_Supplied entries_
------
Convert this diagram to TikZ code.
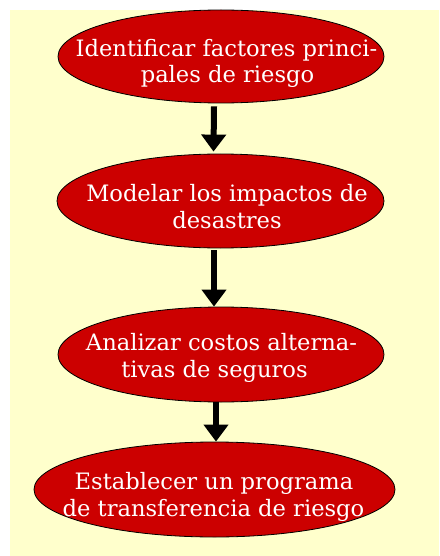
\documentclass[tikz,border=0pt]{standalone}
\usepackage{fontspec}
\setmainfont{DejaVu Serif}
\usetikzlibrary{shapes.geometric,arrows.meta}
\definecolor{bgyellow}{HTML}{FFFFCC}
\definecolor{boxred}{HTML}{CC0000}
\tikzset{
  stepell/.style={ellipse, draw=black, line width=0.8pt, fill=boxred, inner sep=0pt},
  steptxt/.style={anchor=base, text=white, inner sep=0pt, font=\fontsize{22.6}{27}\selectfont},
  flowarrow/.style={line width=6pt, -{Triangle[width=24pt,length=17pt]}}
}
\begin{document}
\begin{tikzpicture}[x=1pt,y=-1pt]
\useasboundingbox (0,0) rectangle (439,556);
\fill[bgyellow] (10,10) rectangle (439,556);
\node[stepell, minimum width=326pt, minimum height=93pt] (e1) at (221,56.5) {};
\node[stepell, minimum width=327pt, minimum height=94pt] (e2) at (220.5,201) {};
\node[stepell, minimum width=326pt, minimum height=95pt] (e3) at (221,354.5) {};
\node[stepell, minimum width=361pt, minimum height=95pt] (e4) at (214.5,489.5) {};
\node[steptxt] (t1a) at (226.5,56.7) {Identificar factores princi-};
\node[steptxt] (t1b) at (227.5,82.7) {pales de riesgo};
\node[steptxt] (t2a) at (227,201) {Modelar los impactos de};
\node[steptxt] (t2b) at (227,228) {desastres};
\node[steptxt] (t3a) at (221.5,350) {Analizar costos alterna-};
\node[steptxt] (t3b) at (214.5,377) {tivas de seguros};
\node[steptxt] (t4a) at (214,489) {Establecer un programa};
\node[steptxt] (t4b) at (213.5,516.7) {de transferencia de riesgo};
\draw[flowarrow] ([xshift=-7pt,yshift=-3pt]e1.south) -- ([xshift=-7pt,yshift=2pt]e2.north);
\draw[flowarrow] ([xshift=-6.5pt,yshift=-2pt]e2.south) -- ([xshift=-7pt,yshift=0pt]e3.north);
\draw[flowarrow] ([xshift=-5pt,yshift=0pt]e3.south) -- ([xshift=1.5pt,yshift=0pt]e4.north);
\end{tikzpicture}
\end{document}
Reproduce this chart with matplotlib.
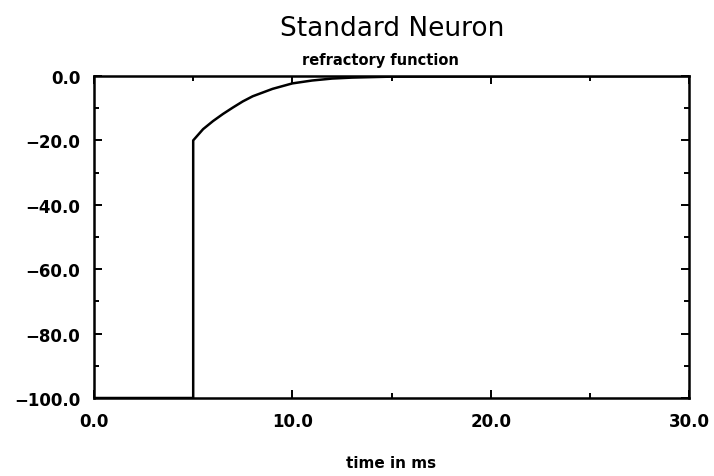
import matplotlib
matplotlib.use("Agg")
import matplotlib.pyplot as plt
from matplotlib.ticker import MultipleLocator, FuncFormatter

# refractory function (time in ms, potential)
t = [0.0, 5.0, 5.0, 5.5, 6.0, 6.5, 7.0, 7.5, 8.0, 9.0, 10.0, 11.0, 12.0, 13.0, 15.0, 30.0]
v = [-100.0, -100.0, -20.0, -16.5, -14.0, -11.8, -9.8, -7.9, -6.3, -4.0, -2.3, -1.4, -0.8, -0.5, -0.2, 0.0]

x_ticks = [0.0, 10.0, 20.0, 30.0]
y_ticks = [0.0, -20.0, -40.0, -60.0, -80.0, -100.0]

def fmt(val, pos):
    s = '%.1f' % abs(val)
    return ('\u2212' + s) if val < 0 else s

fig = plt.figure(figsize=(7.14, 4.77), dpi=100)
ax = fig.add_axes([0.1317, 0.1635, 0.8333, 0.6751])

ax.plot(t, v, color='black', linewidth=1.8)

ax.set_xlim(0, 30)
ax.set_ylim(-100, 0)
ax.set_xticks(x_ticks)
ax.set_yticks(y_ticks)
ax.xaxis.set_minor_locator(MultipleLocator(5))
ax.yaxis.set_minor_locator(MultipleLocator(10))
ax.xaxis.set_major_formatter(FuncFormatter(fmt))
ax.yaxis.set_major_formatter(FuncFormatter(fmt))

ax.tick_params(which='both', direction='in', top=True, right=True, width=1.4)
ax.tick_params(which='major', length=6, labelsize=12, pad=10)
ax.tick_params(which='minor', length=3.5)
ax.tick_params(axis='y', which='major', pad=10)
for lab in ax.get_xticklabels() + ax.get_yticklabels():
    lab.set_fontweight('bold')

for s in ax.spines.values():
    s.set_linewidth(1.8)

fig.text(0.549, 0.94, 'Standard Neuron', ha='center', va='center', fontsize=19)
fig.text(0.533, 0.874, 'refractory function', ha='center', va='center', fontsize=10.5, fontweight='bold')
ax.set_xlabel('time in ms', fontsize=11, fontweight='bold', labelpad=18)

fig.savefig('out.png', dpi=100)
------
_Given exercise_
Write out, exactly and with nothing added, everything from the line with "Reproduce this chart with matplotlib." down to the line with "y_ticks = [0.0, -20.0, -40.0, -60.0, -80.0, -100.0]", both included. Drop any pictures.

_Answer for this exercise_
Reproduce this chart with matplotlib.
import matplotlib
matplotlib.use("Agg")
import matplotlib.pyplot as plt
from matplotlib.ticker import MultipleLocator, FuncFormatter

# refractory function (time in ms, potential)
t = [0.0, 5.0, 5.0, 5.5, 6.0, 6.5, 7.0, 7.5, 8.0, 9.0, 10.0, 11.0, 12.0, 13.0, 15.0, 30.0]
v = [-100.0, -100.0, -20.0, -16.5, -14.0, -11.8, -9.8, -7.9, -6.3, -4.0, -2.3, -1.4, -0.8, -0.5, -0.2, 0.0]

x_ticks = [0.0, 10.0, 20.0, 30.0]
y_ticks = [0.0, -20.0, -40.0, -60.0, -80.0, -100.0]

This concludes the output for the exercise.